What the Fed Actually Does

The Federal Reserve is the central bank of the United States.
It does not set the price of your groceries directly. What it controls is the price of money — specifically, how much it costs banks to borrow from each other overnight. That rate, called the federal funds rate, ripples through the entire economy.
The Fed is legally required to balance two goals:
- Keep inflation low and stable, ideally around 2% per year
- Keep employment as high as possible
Those two goals sometimes conflict. When the economy is overheating and inflation is high, the Fed raises rates to cool things down. When the economy is sluggish and unemployment is high, it cuts rates to encourage borrowing and spending.
It meets eight times a year to review these decisions. Every meeting makes headlines because every decision eventually reaches your wallet.
How a Rate Hike Reaches Your Wallet
When the Fed raises rates, banks pay more to borrow money. They pass that cost on to you.
The chain goes like this:
- Fed raises the federal funds rate
- Banks raise their prime rate
- Mortgage rates rise (How this affects your real return)
- Car loan rates rise
- Credit card rates rise
- Businesses borrow less and hire less
- Consumer spending slows
- Demand for goods drops
- Prices rise more slowly
That last step is the point. The whole mechanism is designed to reduce demand enough that prices stop climbing as fast.
Between March 2022 and July 2023, the Fed raised rates 11 consecutive times, from near zero to over 5%. It was the fastest rate hiking cycle in 40 years. Mortgage rates doubled. Monthly payments on new home loans jumped by hundreds of dollars. Credit card debt became significantly more expensive to carry.
See also: What high inflation did to purchasing power.
The medicine worked — inflation came down from over 9% to around 3%. But it cost ordinary people real money in the process.
What to Do When Rates Move
When rates are high — like 2023 and 2024 — cash is unusually rewarding. High yield savings accounts pay 4% to 5%. Money market funds are competitive. This is the time to make sure your cash is working. It is also not the time to take on new variable rate debt if you can avoid it.
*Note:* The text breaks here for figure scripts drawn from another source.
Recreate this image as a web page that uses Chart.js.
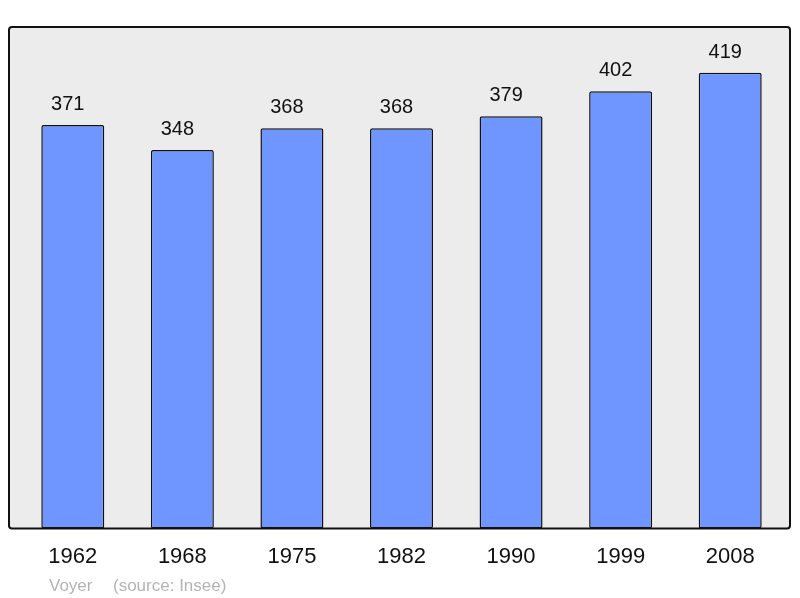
<!DOCTYPE html>
<html lang="fr">
  <head>
    <meta charset="UTF-8" />
    <title>population</title>
    <style>
      body {
        margin: 0;
        background: #ffffff;
      }
      .wrap {
        width: 800px;
        height: 598px;
      }
    </style>
    <script src="https://cdn.jsdelivr.net/npm/chart.js"></script>
  </head>
  <body>
    <div class="wrap"><canvas id="popChart" width="800" height="598"></canvas></div>

    <script>
      const years = ["1962", "1968", "1975", "1982", "1990", "1999", "2008"];
      const population = [371, 348, 368, 368, 379, 402, 419];
      const footerLeft = "Voyer";
      const footerRight = "(source: Insee)";

      // grey frame behind the bars
      const frame = {
        id: "frame",
        beforeDraw(chart) {
          const { ctx, chartArea: a } = chart;
          const x = a.left - 9, y = a.top, w = a.right + 5 - x, h = a.bottom - a.top;
          ctx.save();
          ctx.fillStyle = "#ececec";
          ctx.strokeStyle = "#111";
          ctx.lineWidth = 2;
          ctx.beginPath();
          ctx.roundRect(x, y, w, h, 3);
          ctx.fill();
          ctx.stroke();
          ctx.restore();
        },
      };

      // value above each bar + source line
      const labels = {
        id: "labels",
        afterDatasetsDraw(chart) {
          const { ctx } = chart;
          const meta = chart.getDatasetMeta(0);
          ctx.save();
          ctx.font = "20px 'Liberation Sans', Arial, sans-serif";
          ctx.fillStyle = "#111";
          ctx.textAlign = "center";
          ctx.textBaseline = "alphabetic";
          meta.data.forEach((bar, i) => {
            ctx.fillText(String(population[i]), bar.x - 5, bar.y - 15);
          });
          ctx.font = "17px 'Liberation Sans', Arial, sans-serif";
          ctx.fillStyle = "#b4b4b4";
          ctx.textAlign = "left";
          ctx.fillText(footerLeft, 49, 591);
          ctx.fillText(footerRight, 113, 591);
          ctx.restore();
        },
      };

      new Chart(document.getElementById("popChart"), {
        type: "bar",
        data: {
          labels: years,
          datasets: [
            {
              data: population,
              backgroundColor: "#6f96ff",
              borderColor: "#111",
              borderWidth: 1.5,
              borderRadius: 2,
              borderSkipped: false,
              barPercentage: 0.575,
              categoryPercentage: 1,
            },
          ],
        },
        options: {
          responsive: false,
          animation: false,
          layout: { padding: { top: 27, left: 18, right: 15, bottom: 13 } },
          plugins: {
            legend: { display: false },
            tooltip: { enabled: false },
          },
          scales: {
            y: {
              display: false,
              min: 0,
              max: 461,
            },
            x: {
              grid: { display: false, drawTicks: false },
              border: { display: false },
              ticks: {
                color: "#111",
                padding: 15,
                font: { family: "'Liberation Sans', Arial, sans-serif", size: 22 },
              },
            },
          },
        },
        plugins: [frame, labels],
      });
    </script>
  </body>
</html>
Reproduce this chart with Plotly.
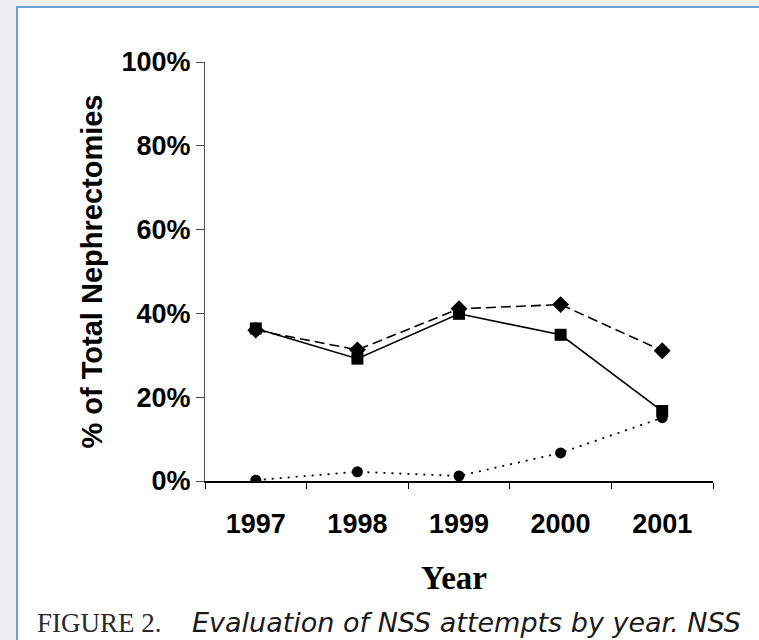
import plotly.graph_objects as go

# Data: share of total nephrectomies by year
years = ["1997", "1998", "1999", "2000", "2001"]
nss_attempted = [36.0, 31.3, 41.1, 42.1, 31.1]      # diamonds, dashed
nss_completed = [36.4, 29.2, 39.9, 34.9, 16.7]      # squares, solid
nss_converted = [0.2, 2.2, 1.2, 6.7, 15.1]          # circles, dotted
y_ticks = [0, 20, 40, 60, 80, 100]
y_tick_labels = ["0%", "20%", "40%", "60%", "80%", "100%"]

W, H = 759, 640
L, R, T, B = 205, 713, 62, 481  # plot area in pixels


def px(x):
    return (x - L) / (R - L)


def py(y):
    return (B - y) / (B - T)


fig = go.Figure()

fig.add_trace(go.Scatter(
    x=years, y=nss_attempted, mode="lines+markers",
    line=dict(color="black", width=1.6, dash="10px,5px"),
    marker=dict(symbol="diamond", size=13, color="black"),
    showlegend=False,
))
fig.add_trace(go.Scatter(
    x=years, y=nss_completed, mode="lines+markers",
    line=dict(color="black", width=1.6),
    marker=dict(symbol="square", size=12, color="black"),
    showlegend=False,
))
fig.add_trace(go.Scatter(
    x=years, y=nss_converted, mode="lines+markers",
    line=dict(color="black", width=1.8, dash="2px,6px"),
    marker=dict(symbol="circle", size=11, color="black"),
    showlegend=False,
))

axis_font = dict(family="Liberation Sans, Arial", size=27, color="black", weight="bold")

fig.update_xaxes(
    type="category", range=[-0.5, 4.5],
    showline=True, linecolor="black", linewidth=1.5,
    ticks="outside", tickson="boundaries", ticklen=6, tickwidth=1.2, tickcolor="black",
    tickfont=axis_font, showgrid=False, zeroline=False,
    ticklabelstandoff=18,
)
fig.update_yaxes(
    range=[0, 100], tickvals=y_ticks, ticktext=y_tick_labels,
    showline=True, linecolor="#555", linewidth=1.2,
    ticks="outside", ticklen=8, tickwidth=1, tickcolor="#444",
    tickfont=axis_font, showgrid=False, zeroline=False,
    title=dict(text="% of Total Nephrectomies",
               font=dict(family="Liberation Sans, Arial", size=29, color="black", weight="bold"),
               standoff=10),
)

# page background and framed panel
fig.add_shape(type="rect", xref="paper", yref="paper",
              x0=px(17), x1=px(780), y0=py(660), y1=py(7),
              fillcolor="white", line=dict(color="#6f9fd3", width=2), layer="below")

fig.add_annotation(text="<b>Year</b>", xref="paper", yref="paper",
                   x=px(454), y=py(578), xanchor="center", yanchor="middle", showarrow=False,
                   font=dict(family="Liberation Serif, Times New Roman", size=33, color="black"))
fig.add_annotation(
    text="FIGURE 2.", xref="paper", yref="paper", x=px(35), y=py(623),
    xanchor="left", yanchor="middle", showarrow=False,
    font=dict(family="Liberation Serif", size=27, color="#2a2a2a"),
)
fig.add_annotation(
    text="<i>Evaluation of NSS attempts by year. NSS</i>", xref="paper", yref="paper",
    x=px(190), y=py(622), xanchor="left", yanchor="middle", showarrow=False,
    font=dict(family="DejaVu Sans", size=27, color="#1a1a1a"),
)

fig.update_layout(
    width=W, height=H,
    margin=dict(l=L, r=W - R, t=T, b=H - B),
    paper_bgcolor="#eef0f4", plot_bgcolor="rgba(0,0,0,0)",
)

fig.write_html("out.html")
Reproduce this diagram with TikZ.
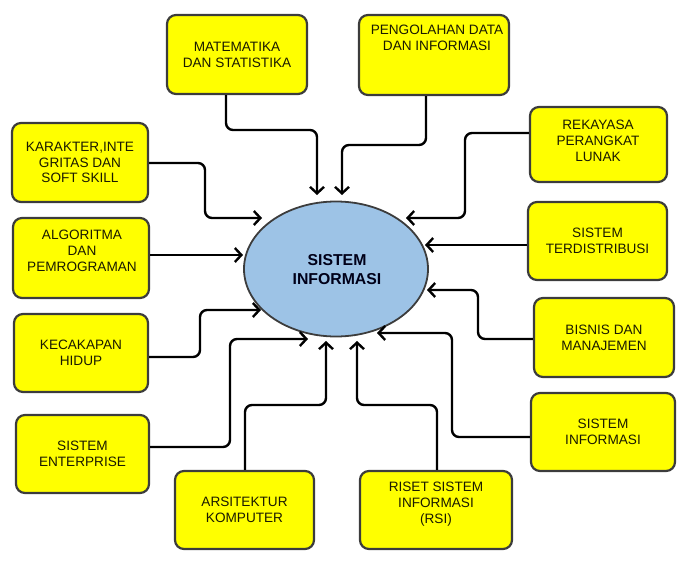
\documentclass[tikz,border=0pt]{standalone}
\usepackage{fontspec}
\setmainfont{Liberation Sans}
\usetikzlibrary{arrows.meta,shapes.geometric}
\definecolor{boxyellow}{HTML}{FFFF00}
\definecolor{boxborder}{HTML}{3C3C3C}
\definecolor{ellblue}{HTML}{9DC3E6}
\definecolor{txtdark}{HTML}{1A1A00}
\begin{document}
\begin{tikzpicture}[x=1pt,y=-1pt,
  box/.style={draw=boxborder, line width=2.2pt, fill=boxyellow, rounded corners=9pt,
    align=center, inner sep=0pt, text=txtdark, font=\fontsize{13.6}{15.8}\selectfont},
  txt/.style={align=center, inner sep=0pt, text=txtdark, font=\fontsize{13.6}{15.8}\selectfont},
  conn/.style={line width=2.4pt, rounded corners=7pt, -{Straight Barb[length=6.5pt,width=14pt]}},
]
\useasboundingbox (0,0) rectangle (692,567);
% helper: box from corners
\newcommand{\mybox}[6]{%
  \node[box, minimum width={#4-#2}, minimum height={#5-#3}] (#1) at ({(#2+#4)/2},{(#3+#5)/2}) {#6};}
\mybox{mat}{167}{15}{307}{94}{MATEMATIKA\\DAN STATISTIKA}
\mybox{peng}{359}{15}{509}{95}{}
\node[txt] (pengt) at (437,38) {PENGOLAHAN DATA\\DAN INFORMASI};
\mybox{kar}{12}{123}{148}{202}{KARAKTER,INTE\\GRITAS DAN\\SOFT SKILL}
\mybox{alg}{13}{218}{149}{298}{}
\node[txt] (algt) at (82,251) {ALGORITMA\\DAN\\PEMROGRAMAN};
\mybox{kec}{14}{314}{148}{392}{KECAKAPAN\\HIDUP}
\mybox{ent}{16}{415}{149}{493}{SISTEM\\ENTERPRISE}
\mybox{ars}{175}{471}{314}{549}{ARSITEKTUR\\KOMPUTER}
\mybox{ris}{360}{471}{512}{549}{}
\node[txt] (rist) at (436,504) {RISET SISTEM\\INFORMASI\\(RSI)};
\mybox{sir}{531}{393}{675}{471}{SISTEM\\INFORMASI}
\mybox{bis}{534}{298}{674}{377}{BISNIS DAN\\MANAJEMEN}
\mybox{terd}{528}{202}{667}{280}{SISTEM\\TERDISTRIBUSI}
\mybox{rek}{530}{107}{667}{182}{}
\node[txt] (rekt) at (598,141) {REKAYASA\\PERANGKAT\\LUNAK};

\node[ellipse, draw=boxborder, line width=1.8pt, fill=ellblue, minimum width=184pt,
  minimum height=135pt, inner sep=0pt] (e) at (336,269) {};
\node[align=center, inner sep=0pt, font=\bfseries\fontsize{15.8}{19}\selectfont, text=black!90!blue]
  (et) at (337,270) {SISTEM\\INFORMASI};

% arrow tips near the ellipse
\coordinate (t1) at (317,195);
\coordinate (t2) at (342,195);
\coordinate (t3) at (262,218);
\coordinate (t4) at (243,255);
\coordinate (t5) at (261,310);
\coordinate (t6) at (308,339);
\coordinate (t7) at (326,341);
\coordinate (t8) at (357,341);
\coordinate (t9) at (377,333);
\coordinate (t10) at (427,290);
\coordinate (t11) at (425,245);
\coordinate (t12) at (406,218);

\draw[conn] (mat.south -| 226,0) -- (226,130) -| (t1);
\draw[conn] (peng.south -| 426,0) -- (426,145) -| (t2);
\draw[conn] (kar.east |- 0,163) -- (205,163) |- (t3);
\draw[conn] (alg.east |- t4) -- (t4);
\draw[conn] (kec.east |- 0,357) -- (200,357) |- (t5);
\draw[conn] (ent.east |- 0,447) -- (230,447) |- (t6);
\draw[conn] (ars.north -| 245,0) -- (245,405) -| (t7);
\draw[conn] (ris.north -| 437,0) -- (437,405) -| (t8);
\draw[conn] (sir.west |- 0,437) -- (452,437) |- (t9);
\draw[conn] (bis.west |- 0,339) -- (478,339) |- (t10);
\draw[conn] (terd.west |- t11) -- (t11);
\draw[conn] (rek.west |- 0,133) -- (465,133) |- (t12);
\end{tikzpicture}
\end{document}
When rates are low — like 2020 and 2021 — cash earns almost nothing. The pressure shifts toward investing. Low borrowing costs make fixed rate mortgages attractive if you’re in a position to buy. It’s also when refinancing existing high interest debt can save you money.
For most people, the practical answer is the same regardless of where rates are. Keep your emergency fund in a high yield savings account. Invest long term in index funds. Avoid high interest debt.
See also: Should you pay off debt or invest?
Rate cycles come and go. The fundamentals of good personal finance don’t change with them. The Fed will raise and cut rates many times over your investing lifetime. Your job is to stay consistent while it does.